A) A MISSION STATEMENT DEFINING THE UNIQUE ASPECTS OF THE PROGRAM INCLUDING THE SPECIAL CHARACTERISTICS OF THE CURRICULUM AND THE TYPES OF RESEARCH CONDUCTED BY PROGRAM FACULTY AND STUDENTS
The Department of English offers programs in English Literature and Language (including American, British, and world literatures in English) leading to the MA and PhD degrees. It also offers a research concentration in Writing History and Theory (WHiT) that encourages the examination of writing practices as historically, culturally, and technologically situated. Our faculty – comprising 20 Professors and Instructors with primary appointments in the Department – covers many areas of English Studies, particularly the literatures of the English Renaissance period; of the Eighteenth, Nineteenth, and Twentieth Centuries in Britain and the Commonwealth; of the Nineteenth and Twentieth Centuries in the US; and of the contemporary period. Our doctoral research concentration in Writing History and Theory capitalizes on faculty expertise in medical rhetoric, visual rhetoric, authorship and intellectual property, and other fields related to the study of rhetoric and writing.
These programs are supported by faculty research and expertise in Medicine, Language and Literature, and Cultures of Authorship and Exhibition. Graduate students also can choose to pursue limited coursework and draw upon faculty expertise in film studies and creative writing.

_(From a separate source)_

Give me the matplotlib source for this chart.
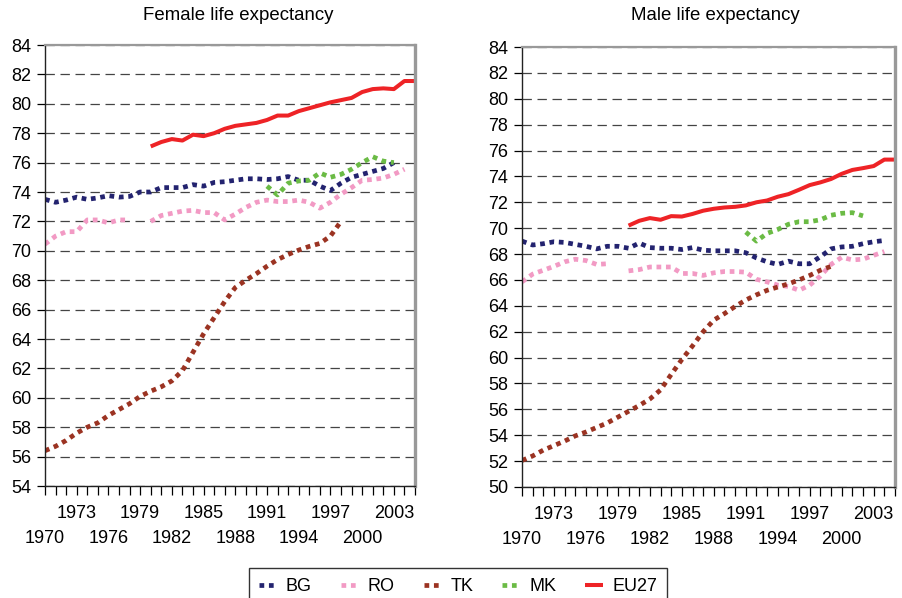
import numpy as np
import matplotlib
matplotlib.use("Agg")
import matplotlib.pyplot as plt

nan = np.nan
years = list(range(1970, 2006))

# Female life expectancy
bg_f = [73.5, 73.3, 73.45, 73.65, 73.5, 73.6, 73.75, 73.65, 73.7, 74.0,
        74.0, 74.3, 74.3, 74.3, 74.5, 74.4, 74.65, 74.7, 74.8, 74.9,
        74.9, 74.85, 74.9, 75.05, 74.8, 74.8, 74.4, 74.1, 74.6, 75.0,
        75.2, 75.4, 75.6, 76.0, nan, nan]
ro_f = [70.45, 71.0, 71.3, 71.3, 72.1, 72.1, 71.9, 72.1, 72.1, nan,
        72.0, 72.4, 72.55, 72.7, 72.75, 72.6, 72.6, 72.1, 72.5, 72.95,
        73.3, 73.45, 73.35, 73.35, 73.45, 73.3, 72.9, 73.3, 73.85, 74.3,
        74.8, 74.85, 74.95, 75.2, 75.55, nan]
tk_f = [56.4, 56.7, 57.1, 57.6, 58.0, 58.3, 58.8, 59.2, 59.6, 60.1,
        60.45, 60.75, 61.15, 61.85, 63.1, 64.35, 65.45, 66.55, 67.5, 68.0,
        68.45, 68.95, 69.4, 69.75, 70.05, 70.3, 70.5, 71.0, 72.0,
        nan, nan, nan, nan, nan, nan, nan]
mk_f = [nan] * 21 + [74.4, 73.8, 74.6, 74.75, 74.8, 75.3, 75.0, 75.2, 75.55,
                     76.0, 76.4, 76.1, 76.0, nan, nan]
eu_f = [nan] * 10 + [77.1, 77.4, 77.6, 77.5, 77.9, 77.8, 78.0, 78.3, 78.5, 78.6,
                     78.7, 78.9, 79.2, 79.2, 79.5, 79.7, 79.9, 80.1, 80.25, 80.4,
                     80.8, 81.0, 81.05, 81.0, 81.55, 81.55]

# Male life expectancy
bg_m = [69.0, 68.7, 68.8, 68.95, 68.9, 68.75, 68.6, 68.4, 68.6, 68.6,
        68.45, 68.85, 68.5, 68.45, 68.45, 68.35, 68.5, 68.3, 68.25, 68.25,
        68.25, 68.1, 67.7, 67.4, 67.2, 67.45, 67.25, 67.25, 67.8, 68.4,
        68.55, 68.6, 68.8, 68.95, 69.05, nan]
ro_m = [65.85, 66.45, 66.75, 67.05, 67.4, 67.6, 67.5, 67.2, 67.25, nan,
        66.7, 66.8, 67.0, 67.0, 67.0, 66.5, 66.5, 66.35, 66.55, 66.65,
        66.65, 66.6, 66.05, 65.85, 65.6, 65.5, 65.2, 65.6, 66.3, 67.2,
        67.75, 67.55, 67.6, 67.9, 68.2, nan]
tk_m = [52.05, 52.4, 52.85, 53.2, 53.55, 53.95, 54.25, 54.6, 54.95, 55.4,
        55.85, 56.3, 56.8, 57.5, 58.7, 59.85, 60.9, 62.0, 62.9, 63.4,
        63.95, 64.45, 64.85, 65.2, 65.45, 65.7, 66.0, 66.35, 66.75, 67.05,
        nan, nan, nan, nan, nan, nan]
mk_m = [nan] * 21 + [69.7, 69.0, 69.6, 69.9, 70.3, 70.5, 70.5, 70.65, 71.0,
                     71.15, 71.2, 70.95, nan, nan, nan]
eu_m = [nan] * 10 + [70.2, 70.57, 70.78, 70.65, 70.93, 70.9, 71.1, 71.35, 71.5, 71.6,
                     71.65, 71.76, 72.0, 72.14, 72.43, 72.63, 72.97, 73.33, 73.54, 73.8,
                     74.2, 74.5, 74.64, 74.8, 75.3, 75.3]

names = ["BG", "RO", "TK", "MK", "EU27"]
colors = ["#23236f", "#f29ac4", "#9b3322", "#6bbb45", "#ee2326"]
upper_years = [1973, 1979, 1985, 1991, 1997, 2003]
lower_years = [1970, 1976, 1982, 1988, 1994, 2000]

plt.rcParams['font.family'] = ['Liberation Sans', 'DejaVu Sans']
plt.rcParams['font.size'] = 13

fig = plt.figure(figsize=(9.02, 5.98), dpi=100)
ax1 = fig.add_axes([45 / 902, 1 - 486 / 598, 370 / 902, 441 / 598])
ax2 = fig.add_axes([522 / 902, 1 - 487 / 598, 373 / 902, 440 / 598])


def draw(ax, series, ylo):
    lines = []
    for vals, name, col in zip(series, names, colors):
        if name == "EU27":
            ln, = ax.plot(years, vals, color=col, lw=2.9, label=name,
                          solid_capstyle='butt')
        else:
            ln, = ax.plot(years, vals, color=col, lw=3.4, label=name,
                          linestyle=(0, (1, 1)), dash_capstyle='butt')
        lines.append(ln)
    ax.set_xlim(1970, 2005)
    ax.set_ylim(ylo, 84)
    ax.set_yticks(range(ylo, 85, 2))
    # tick mark every year, labels staggered on two rows
    ax.xaxis.remove_overlapping_locs = False
    ax.set_xticks(years)
    ax.set_xticklabels([str(y) if y in upper_years else "" for y in years])
    ax.set_xticks(lower_years, minor=True)
    ax.set_xticklabels([str(y) for y in lower_years], minor=True)
    ax.yaxis.grid(True, linestyle=(0, (7.5, 4.5)), color='#444444', lw=0.9)
    ax.set_axisbelow(True)
    ax.tick_params(axis='y', direction='out', length=6, width=0.9, pad=4, colors='black')
    ax.tick_params(axis='x', which='major', direction='out', length=6.5, width=0.9,
                   pad=7, colors='black')
    ax.tick_params(axis='x', which='minor', length=0, pad=31.5, colors='black')
    for s in ['left', 'bottom']:
        ax.spines[s].set_color('#222222')
        ax.spines[s].set_linewidth(1.0)
    ax.spines['top'].set_color('#999999')
    ax.spines['top'].set_linewidth(1.6)
    ax.spines['right'].set_color('#999999')
    ax.spines['right'].set_linewidth(2.4)
    return lines


lines = draw(ax1, [bg_f, ro_f, tk_f, mk_f, eu_f], 54)
draw(ax2, [bg_m, ro_m, tk_m, mk_m, eu_m], 50)

fig.text(238 / 902, 1 - 16 / 598, "Female life expectancy", ha='center', va='center', fontsize=13.4)
fig.text(715 / 902, 1 - 16 / 598, "Male life expectancy", ha='center', va='center', fontsize=13.4)

leg = fig.legend(lines, names, loc='upper center', bbox_to_anchor=(458 / 902, 1 - 568 / 598),
                 ncol=5, fancybox=False, edgecolor='#333333', framealpha=1,
                 handlelength=1.0, columnspacing=1.6, handletextpad=0.5,
                 borderaxespad=0, borderpad=0.55)
leg.get_frame().set_linewidth(1.0)

plt.savefig("out.png", dpi=100)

B) ADMISSION STANDARDS – THE EXPECTED PREPARATION AND QUALIFICATIONS OF STUDENTS ADMITTED TO THE PROGRAM.
In addition to fulfilling the requirements of the School of Graduate Studies for admission, a candidate for graduate work in English should present an undergraduate major in English or a minimum of eighteen semester hours of English beyond the freshman level. In some cases, students will be required to make up deficiencies without receiving graduate credit and/or may be admitted only on a provisional status. The Department requires all candidates for admission to submit their scores on the general sections of the Graduate Records Examination. We pay close attention to the verbal and analytical writing scores. We do not require the specialized test in English literature, though we welcome any evidence of strong preparation in the field that such scores might provide.
Candidates must submit one or two examples of their scholarly, analytic writing (amounting to about twenty double-spaced pages), normally papers written for undergraduate or graduate courses in English literature and language. The admissions committee reads writing samples carefully for evidence of scholarly promise. The committee finds that creative pieces or samples of journalistic writing do not provide such evidence.

C) THE MANNER IN WHICH THE PROGRAM ADDRESSES THE NEEDS OF THE STATE OR REGION.
Faculty and graduate student work engages with University Circle and Cleveland institutions, including the Dittrick Museum of Medical History, the Cleveland Museum of Art, the Cleveland Botanical Garden, the Cleveland Museum of Natural History, the Western Reserve Historical Society, the Cleveland Psychoanalytic Association, the Cleveland MetroParks Zoo, and the Cleveland Playhouse, as well as with CWRU’s Theater Arts, Art History, Cognitive Science, and History departments, Special Collections in the Kelvin Smith Library, and the Law School.

D) PLACEMENT OBJECTIVES FOR GRADUATES.
Our doctoral program prepares students for academic careers at colleges and universities and for non-academic work in related fields. The faculty in the Department offer extensive preparation in methods for working in English Studies and supplement the official curriculum with a series of professional development workshops and colloquia, including sessions on developing academic, “alternative-academic,” and non-academic career search plans.